Local Barriers vs Global Atomics
Atomics allow multiple work-items in the kernel to work on
shared resources. Barriers allow synchronization among
the work-items in a work-group. It is possible to achieve
the functionality of global atomics through judicious use
of kernel launches and local barriers. Depending on the
architecture and the amount of data involved, one or the other
can have better performance.
In the following example, we try to sum a relatively
small number of elements in a vector. This task is can be
achieved in different ways. The first kernel shown below does
this using only one work-item which walks through all elements
of the vector and sums them up.
q.submit([&](auto &h) {
sycl::accessor buf_acc(buf, h, sycl::read_only);
sycl::accessor sum_acc(sum_buf, h, sycl::write_only, sycl::no_init);
h.parallel_for(data_size, [=](auto index) {
int glob_id = index[0];
if (glob_id == 0) {
int sum = 0;
for (int i = 0; i < N; i++)
sum += buf_acc[i];
sum_acc[0] = sum;
}
});
});
In the kernel shown below, the same problem is solved using
global atomics, where every work-item updates a global variable
with the value it needs to accumulate. Although there is a lot
of parallelism here, the contention on the global variable
is quite high and in most cases its performance will not be
very good.
q.submit([&](auto &h) {
sycl::accessor buf_acc(buf, h, sycl::read_only);
sycl::accessor sum_acc(sum_buf, h, sycl::write_only, sycl::no_init);
h.parallel_for(data_size, [=](auto index) {
size_t glob_id = index[0];
auto v = sycl::ext::oneapi::atomic_ref<
int, sycl::ext::oneapi::memory_order::relaxed,
sycl::ext::oneapi::memory_scope::device,
sycl::access::address_space::global_space>(sum_acc[0]);
v.fetch_add(buf_acc[glob_id]);
});
});
In the following kernel, every work-item is responsible for accumulating
multiple elements of the vector.
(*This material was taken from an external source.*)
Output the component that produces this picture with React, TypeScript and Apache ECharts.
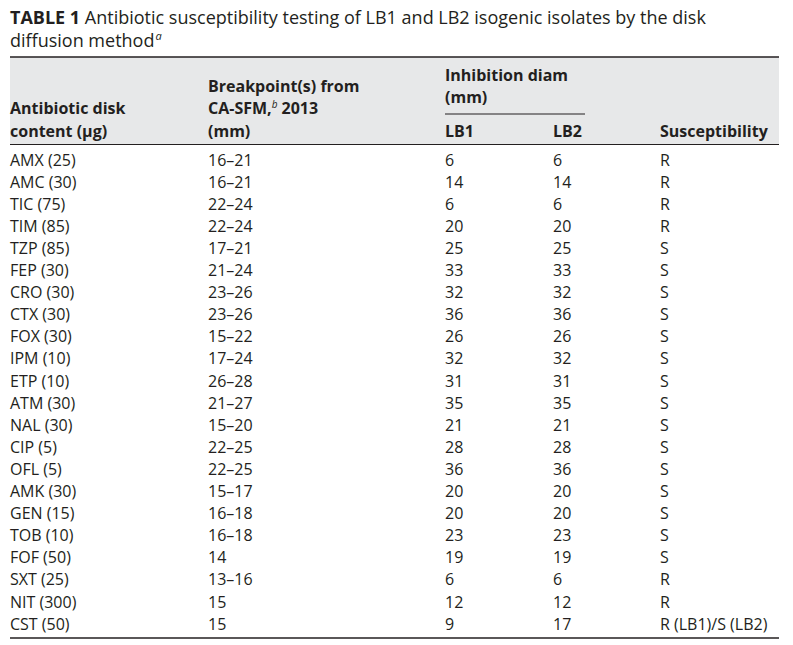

This accumulation is done in parallel
and then updated into an array that is shared among all work-items of the
work-group. At this point all work-items of the work-group do a tree
reduction using barriers to synchronize among themselves to reduce
intermediate results in shared memory to the final result. This kernel
explicitly created exactly one work-group and distributes the
responsibility of all elements in the vector to the work-items
in the work-group. Although it is not using the full capability of the
machine in terms of the number of threads, sometimes this amount of
parallelism is enough for small problem sizes.
Timer timer;
q.submit([&](auto &h) {
sycl::accessor buf_acc(buf, h, sycl::read_only);
sycl::accessor sum_acc(sum_buf, h, sycl::write_only, sycl::no_init);
sycl::accessor<int, 1, sycl::access::mode::read_write,
sycl::access::target::local>
scratch(work_group_size, h);
h.parallel_for(sycl::nd_range<1>{work_group_size, work_group_size},
[=](sycl::nd_item<1> item) {
size_t loc_id = item.get_local_id(0);
int sum = 0;
for (int i = loc_id; i < data_size; i += num_work_items)
sum += buf_acc[i];
scratch[loc_id] = sum;
for (int i = work_group_size / 2; i > 0; i >>= 1) {
item.barrier(sycl::access::fence_space::local_space);
if (loc_id < i)
scratch[loc_id] += scratch[loc_id + i];
}
if (loc_id == 0)
sum_acc[0] = scratch[0];
});
});
The performance of these three kernels varies quite a bit among various
platforms, and developers need to pick the technique that suits their
application and hardware.